The Toruń Centre for Astronomy is an optical and radio observatory located at (53°5′42.9″N 18°33′45.9″E / 53.095250°N 18.562750°E / 53.095250; 18.562750) about 15 km north of Toruń, Poland. It houses two single-dish antenna telescopes, 32 metres and 15 metres in diameter, as well as the largest Polish optical telescope – 90 cm Schmidt-Cassegrain camera. The facility is operated by the Nicolaus Copernicus University. Also, photometry using 60 cm Cassegrain telescope is made and radio measurements of the Sun at 127 MHz frequency have been recorded on a daily basis since 1958 using a 23 m interferometer.

Radio astronomy[edit]

Since 1981 the observatory has been a part of world wide network of radio telescopes participating in VLBI (Very Long Baseline Interferometry). The 32 m telescope is a 620-ton construction designed by Zygmunt Bujakowski based on initial geometric parameters created by Dr Jerzy Usowicz. It is used in VLBI experiments, as well as spectroscopic, flux, polarisation measurements and pulsar observations. Currently receivers for frequencies 1.4–1.8 GHz, 5 GHz, 6.5 GHz, 10.8 GHz and 30 GHz are in use.

The 15 m telescope is used for training students of the Nicolaus Copernicus University.
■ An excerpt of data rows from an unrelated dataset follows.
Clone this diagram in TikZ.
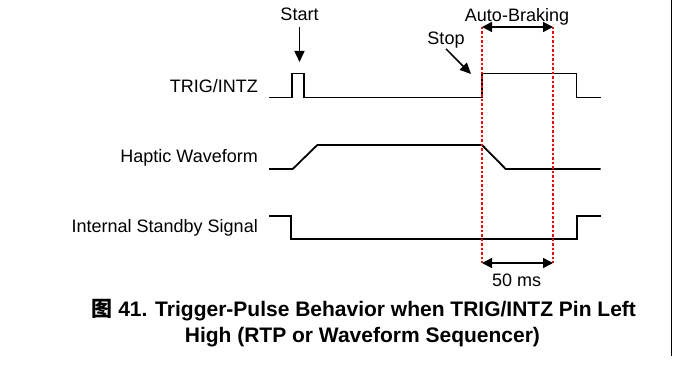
\documentclass[tikz,border=0pt]{standalone}
\usepackage{fontspec}
\setmainfont{Liberation Sans}
\newfontfamily\cjk{Noto Sans CJK SC}
\usepackage{tikz}
\usetikzlibrary{arrows.meta,positioning,calc}
\definecolor{Mark}{HTML}{FF0000}
\definecolor{Ink}{HTML}{000000}
\tikzset{
  arr/.style={-{Triangle[length=11pt,width=10pt]},line width=1.5pt,draw=Ink},
  dimarr/.style={{Triangle[length=10pt,width=10pt]}-{Triangle[length=10pt,width=10pt]},line width=1.5pt,draw=Ink},
  wave/.style={line width=1.8pt,draw=Ink,line join=miter},
  redline/.style={line width=1.8pt,draw=Mark,dash pattern=on 2.5pt off 2pt},
  lbl/.style={inner sep=0pt,font=\fontsize{18}{21}\selectfont},
  captxt/.style={inner sep=0pt,font=\fontsize{21}{26}\selectfont\bfseries}
}
\begin{document}
\begin{tikzpicture}[x=1pt,y=-1pt]
  \useasboundingbox (0,0) rectangle (674,366);
  % signal names
  \node[lbl,anchor=base east] (trig) at (258,92.3) {TRIG/INTZ};
  \node[lbl,anchor=base east] (haptic) at (258,162.7) {Haptic Waveform};
  \node[lbl,anchor=base east] (standby) at (258,232.7) {Internal Standby Signal};
  % waveforms
  \draw[wave] (269,97.5) -| (292.3,73.5) -| (304.3,97.5) -| (482,73.5) -| (576.5,97.5) -- (600.7,97.5);
  \draw[wave] (269,169) -- (292.7,169) -- (317.3,145) -- (482,145) -- (505.7,169) -- (600.7,169);
  \draw[wave] (269,216) -| (291.3,239) -| (576.7,216) -- (600.7,216);
  % markers
  \node[lbl,anchor=base] (start) at (299.5,21) {Start};
  \coordinate (startTip) at (299.5,62);
  \draw[arr] ([yshift=-6pt]start.south) -- (startTip);
  \node[lbl,anchor=base] (stop) at (446,45) {Stop};
  \coordinate (stopTip) at (471,74);
  \draw[arr] (stop.south) -- (stopTip);
  \coordinate (brakeA) at (482,27);
  \coordinate (brakeB) at (553,27);
  \coordinate (msA) at (482,263);
  \coordinate (msB) at (553,263);
  \draw[redline] (brakeA) -- (msA);
  \draw[redline] (brakeB) -- (msB);
  \node[lbl,anchor=base] (brake) at (517,21.7) {Auto-Braking};
  \draw[dimarr] (brakeA) -- (brakeB);
  \draw[dimarr] (msA) -- (msB);
  \node[lbl,anchor=base] (ms) at (516.7,286) {50 ms};
  % caption
  \node[captxt,anchor=base] (cap1) at (363.7,316.7) {{\cjk 图} 41. Trigger-Pulse Behavior when TRIG/INTZ Pin Left};
  \node[captxt,anchor=base] (cap2) at (362.4,342.3) {High (RTP or Waveform Sequencer)};
  % page edge
  \draw[line width=1pt,draw=Ink] (671.7,0) -- (671.7,356);
\end{tikzpicture}
\end{document}
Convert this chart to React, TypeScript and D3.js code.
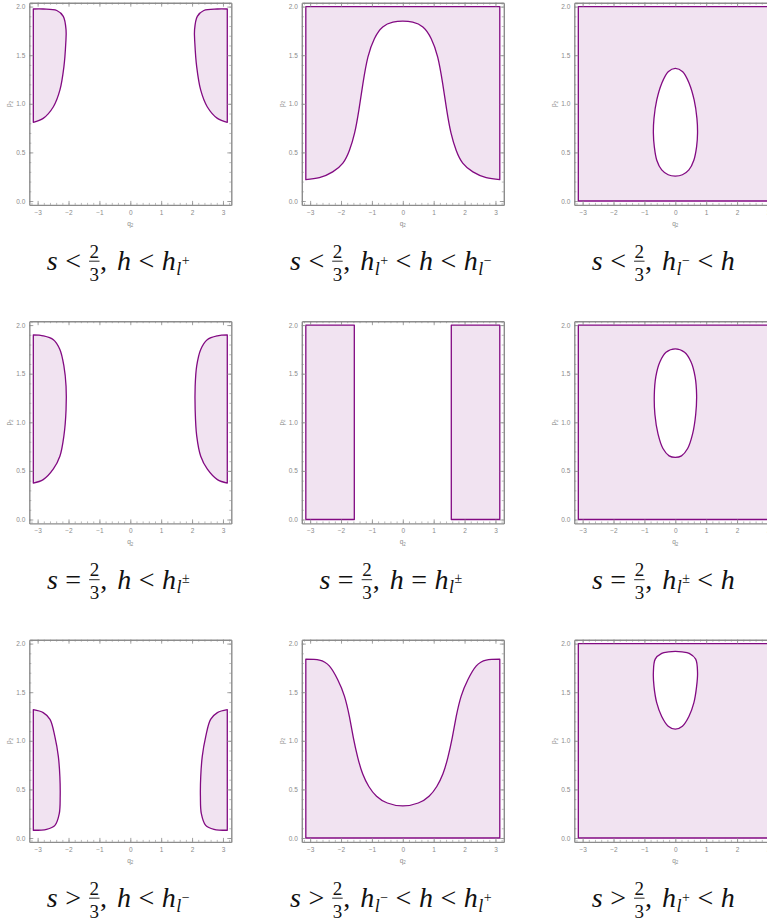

The observatory's role as a VLBI station is unique in central/eastern Europe. International collaboration and involvement in various European research projects is the major activity of this department. The research concentrates on observations and theoretical interpretation of physical processes in compact active regions of radio galaxies and quasars, observational cosmology, the timing of pulsars, the search for new planetary systems and Solar System studies. In addition, the development of instrumentation for radio astronomy (ultra low noise receivers, spectrometers, frequency converters, digital electronics, control systems) is also a significant part of activities in the observatory. Since 1997 the Department of Radio Astronomy has been a part of Toruń Centre for Astronomy at the Faculty of Physics, Astronomy and Applied Informatics of the Nicolaus Copernicus University in Toruń. From 1998 the department has undertaken the additional function of a National Facility with a major aims of serving Polish astronomers and emphasizing international cooperation.

WASP-3c & TTV[edit]

Transit Timing Variation (TTV), a variation on the transit method, was used to discover an exoplanet WASP-3c by Rozhen Observatory, Jena Observatory, and Toruń Centre for Astronomy.[1]